#### Requirements:
Omit all images, then repeat exactly the lines below from the one containing "Clone this chart in matplotlib." through the one containing "plt.rcParams['font.family'] = ['Noto", both ends included.
────────────────────────────────────────
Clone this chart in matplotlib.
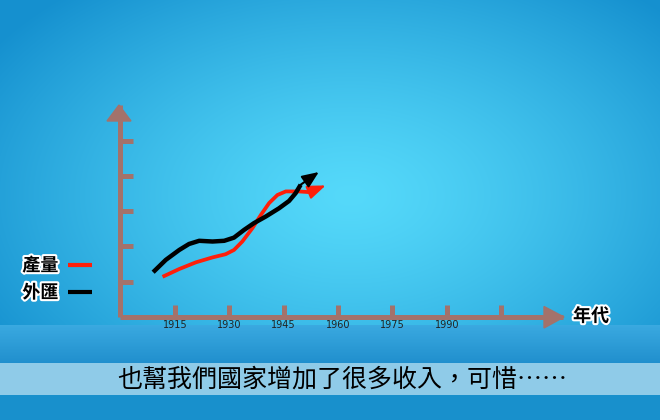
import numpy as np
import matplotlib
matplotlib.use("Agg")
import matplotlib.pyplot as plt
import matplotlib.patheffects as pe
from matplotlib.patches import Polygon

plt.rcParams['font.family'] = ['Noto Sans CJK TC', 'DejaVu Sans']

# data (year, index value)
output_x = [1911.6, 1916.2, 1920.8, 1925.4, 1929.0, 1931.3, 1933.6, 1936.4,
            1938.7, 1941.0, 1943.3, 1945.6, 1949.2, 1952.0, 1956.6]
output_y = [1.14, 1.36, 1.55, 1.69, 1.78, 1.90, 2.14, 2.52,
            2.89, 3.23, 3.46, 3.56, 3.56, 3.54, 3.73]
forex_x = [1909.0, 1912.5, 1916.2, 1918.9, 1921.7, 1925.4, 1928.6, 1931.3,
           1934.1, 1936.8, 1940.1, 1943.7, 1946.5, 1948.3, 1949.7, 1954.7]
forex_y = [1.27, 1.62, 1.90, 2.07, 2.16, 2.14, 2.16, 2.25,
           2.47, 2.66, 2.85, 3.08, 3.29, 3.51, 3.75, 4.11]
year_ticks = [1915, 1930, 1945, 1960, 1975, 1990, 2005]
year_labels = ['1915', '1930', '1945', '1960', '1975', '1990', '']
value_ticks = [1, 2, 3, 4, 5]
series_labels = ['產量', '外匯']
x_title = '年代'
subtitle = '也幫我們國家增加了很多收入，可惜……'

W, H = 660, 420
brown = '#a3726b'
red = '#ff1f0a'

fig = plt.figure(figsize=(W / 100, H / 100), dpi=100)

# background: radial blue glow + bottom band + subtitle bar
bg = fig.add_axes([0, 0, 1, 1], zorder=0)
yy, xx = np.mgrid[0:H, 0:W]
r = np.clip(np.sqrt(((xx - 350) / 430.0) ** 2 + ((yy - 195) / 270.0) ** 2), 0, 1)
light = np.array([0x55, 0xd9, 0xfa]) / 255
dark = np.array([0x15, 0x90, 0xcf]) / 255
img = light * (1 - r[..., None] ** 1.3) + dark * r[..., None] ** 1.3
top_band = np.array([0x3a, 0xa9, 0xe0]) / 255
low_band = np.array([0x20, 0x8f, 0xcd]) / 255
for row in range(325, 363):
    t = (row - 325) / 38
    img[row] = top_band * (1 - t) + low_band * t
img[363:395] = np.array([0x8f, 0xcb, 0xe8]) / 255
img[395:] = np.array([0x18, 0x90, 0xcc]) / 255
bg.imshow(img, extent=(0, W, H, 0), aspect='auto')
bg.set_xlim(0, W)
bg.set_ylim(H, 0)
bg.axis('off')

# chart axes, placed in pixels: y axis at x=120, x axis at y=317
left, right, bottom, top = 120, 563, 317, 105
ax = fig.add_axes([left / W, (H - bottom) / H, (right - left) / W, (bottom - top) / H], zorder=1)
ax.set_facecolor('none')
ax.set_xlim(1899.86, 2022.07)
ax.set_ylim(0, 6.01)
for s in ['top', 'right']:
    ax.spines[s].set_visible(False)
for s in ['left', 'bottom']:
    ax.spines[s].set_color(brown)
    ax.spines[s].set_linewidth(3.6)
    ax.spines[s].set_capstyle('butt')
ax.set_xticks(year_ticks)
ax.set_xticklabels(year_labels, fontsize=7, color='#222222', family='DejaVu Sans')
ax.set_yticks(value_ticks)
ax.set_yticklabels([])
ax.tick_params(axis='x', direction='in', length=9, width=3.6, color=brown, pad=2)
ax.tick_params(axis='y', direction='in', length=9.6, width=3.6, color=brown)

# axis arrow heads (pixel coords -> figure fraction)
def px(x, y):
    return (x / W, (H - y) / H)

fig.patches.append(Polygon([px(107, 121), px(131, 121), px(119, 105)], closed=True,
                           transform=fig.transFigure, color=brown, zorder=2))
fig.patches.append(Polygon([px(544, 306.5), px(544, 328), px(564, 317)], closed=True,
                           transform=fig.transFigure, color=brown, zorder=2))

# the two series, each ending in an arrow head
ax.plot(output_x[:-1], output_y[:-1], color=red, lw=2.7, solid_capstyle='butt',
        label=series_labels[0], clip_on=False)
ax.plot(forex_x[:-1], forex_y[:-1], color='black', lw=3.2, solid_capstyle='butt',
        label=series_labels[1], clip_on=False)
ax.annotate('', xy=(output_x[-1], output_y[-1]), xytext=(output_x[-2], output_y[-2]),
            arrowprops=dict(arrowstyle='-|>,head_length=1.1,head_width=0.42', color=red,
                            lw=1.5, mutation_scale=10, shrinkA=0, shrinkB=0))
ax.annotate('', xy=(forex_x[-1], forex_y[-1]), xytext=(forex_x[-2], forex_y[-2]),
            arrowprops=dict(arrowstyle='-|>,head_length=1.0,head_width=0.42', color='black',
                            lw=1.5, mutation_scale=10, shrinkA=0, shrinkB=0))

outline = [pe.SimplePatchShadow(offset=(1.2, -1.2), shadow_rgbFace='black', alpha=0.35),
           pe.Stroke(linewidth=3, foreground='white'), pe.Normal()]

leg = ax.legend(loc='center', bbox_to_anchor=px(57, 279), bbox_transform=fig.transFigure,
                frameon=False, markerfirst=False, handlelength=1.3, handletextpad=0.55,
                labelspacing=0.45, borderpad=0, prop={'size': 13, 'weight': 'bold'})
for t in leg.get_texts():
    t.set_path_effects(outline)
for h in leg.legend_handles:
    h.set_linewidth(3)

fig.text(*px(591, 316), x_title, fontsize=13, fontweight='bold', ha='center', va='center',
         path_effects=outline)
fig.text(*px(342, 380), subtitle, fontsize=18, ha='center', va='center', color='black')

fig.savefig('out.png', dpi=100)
────────────────────────────────────────
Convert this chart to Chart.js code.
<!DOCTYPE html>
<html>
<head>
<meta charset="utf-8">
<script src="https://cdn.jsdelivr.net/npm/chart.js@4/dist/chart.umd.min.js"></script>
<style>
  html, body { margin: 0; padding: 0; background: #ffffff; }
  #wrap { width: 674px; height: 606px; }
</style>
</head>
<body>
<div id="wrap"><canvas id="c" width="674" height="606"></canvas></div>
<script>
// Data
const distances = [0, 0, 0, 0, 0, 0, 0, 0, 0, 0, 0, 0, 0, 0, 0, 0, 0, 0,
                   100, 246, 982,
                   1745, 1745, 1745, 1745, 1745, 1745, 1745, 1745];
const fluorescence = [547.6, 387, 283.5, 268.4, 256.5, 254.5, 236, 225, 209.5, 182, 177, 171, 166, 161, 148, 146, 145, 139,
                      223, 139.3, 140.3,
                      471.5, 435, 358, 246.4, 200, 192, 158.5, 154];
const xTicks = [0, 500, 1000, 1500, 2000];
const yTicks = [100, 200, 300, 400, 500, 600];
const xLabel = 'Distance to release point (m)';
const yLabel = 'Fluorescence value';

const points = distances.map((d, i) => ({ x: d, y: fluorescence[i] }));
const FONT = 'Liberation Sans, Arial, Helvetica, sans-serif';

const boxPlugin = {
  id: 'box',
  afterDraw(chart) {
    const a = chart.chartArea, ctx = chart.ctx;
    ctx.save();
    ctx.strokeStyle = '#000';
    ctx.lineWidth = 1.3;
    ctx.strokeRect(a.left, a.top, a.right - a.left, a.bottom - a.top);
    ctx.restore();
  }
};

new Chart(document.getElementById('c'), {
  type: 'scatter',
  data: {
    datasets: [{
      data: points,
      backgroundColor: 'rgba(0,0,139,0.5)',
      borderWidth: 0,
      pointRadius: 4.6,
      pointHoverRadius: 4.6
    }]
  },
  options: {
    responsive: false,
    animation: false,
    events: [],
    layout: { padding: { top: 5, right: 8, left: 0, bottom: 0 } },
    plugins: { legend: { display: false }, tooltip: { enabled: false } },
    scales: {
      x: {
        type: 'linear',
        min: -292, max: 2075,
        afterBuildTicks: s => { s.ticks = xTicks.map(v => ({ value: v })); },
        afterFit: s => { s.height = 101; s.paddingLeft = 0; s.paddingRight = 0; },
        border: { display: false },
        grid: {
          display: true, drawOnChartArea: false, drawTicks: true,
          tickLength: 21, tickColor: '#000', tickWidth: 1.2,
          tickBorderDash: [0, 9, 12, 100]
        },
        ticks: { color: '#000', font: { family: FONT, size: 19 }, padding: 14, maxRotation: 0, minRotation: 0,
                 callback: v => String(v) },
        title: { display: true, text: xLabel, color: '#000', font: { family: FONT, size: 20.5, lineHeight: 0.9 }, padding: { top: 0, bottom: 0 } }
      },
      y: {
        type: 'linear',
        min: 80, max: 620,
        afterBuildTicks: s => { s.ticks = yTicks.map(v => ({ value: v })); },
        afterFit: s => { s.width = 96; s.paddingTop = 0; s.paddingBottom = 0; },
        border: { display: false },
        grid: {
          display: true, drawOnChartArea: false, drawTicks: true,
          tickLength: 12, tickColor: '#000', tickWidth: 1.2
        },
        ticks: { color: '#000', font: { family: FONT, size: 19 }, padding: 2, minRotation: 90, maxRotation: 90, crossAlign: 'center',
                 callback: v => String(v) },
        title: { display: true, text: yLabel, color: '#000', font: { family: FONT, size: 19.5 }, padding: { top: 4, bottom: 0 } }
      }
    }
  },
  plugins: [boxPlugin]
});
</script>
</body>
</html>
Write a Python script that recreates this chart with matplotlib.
────────────────────────────────────────
#### Finished task:
Clone this chart in matplotlib.
import numpy as np
import matplotlib
matplotlib.use("Agg")
import matplotlib.pyplot as plt
import matplotlib.patheffects as pe
from matplotlib.patches import Polygon

plt.rcParams['font.family'] = ['Noto Sans CJK TC', 'DejaVu Sans']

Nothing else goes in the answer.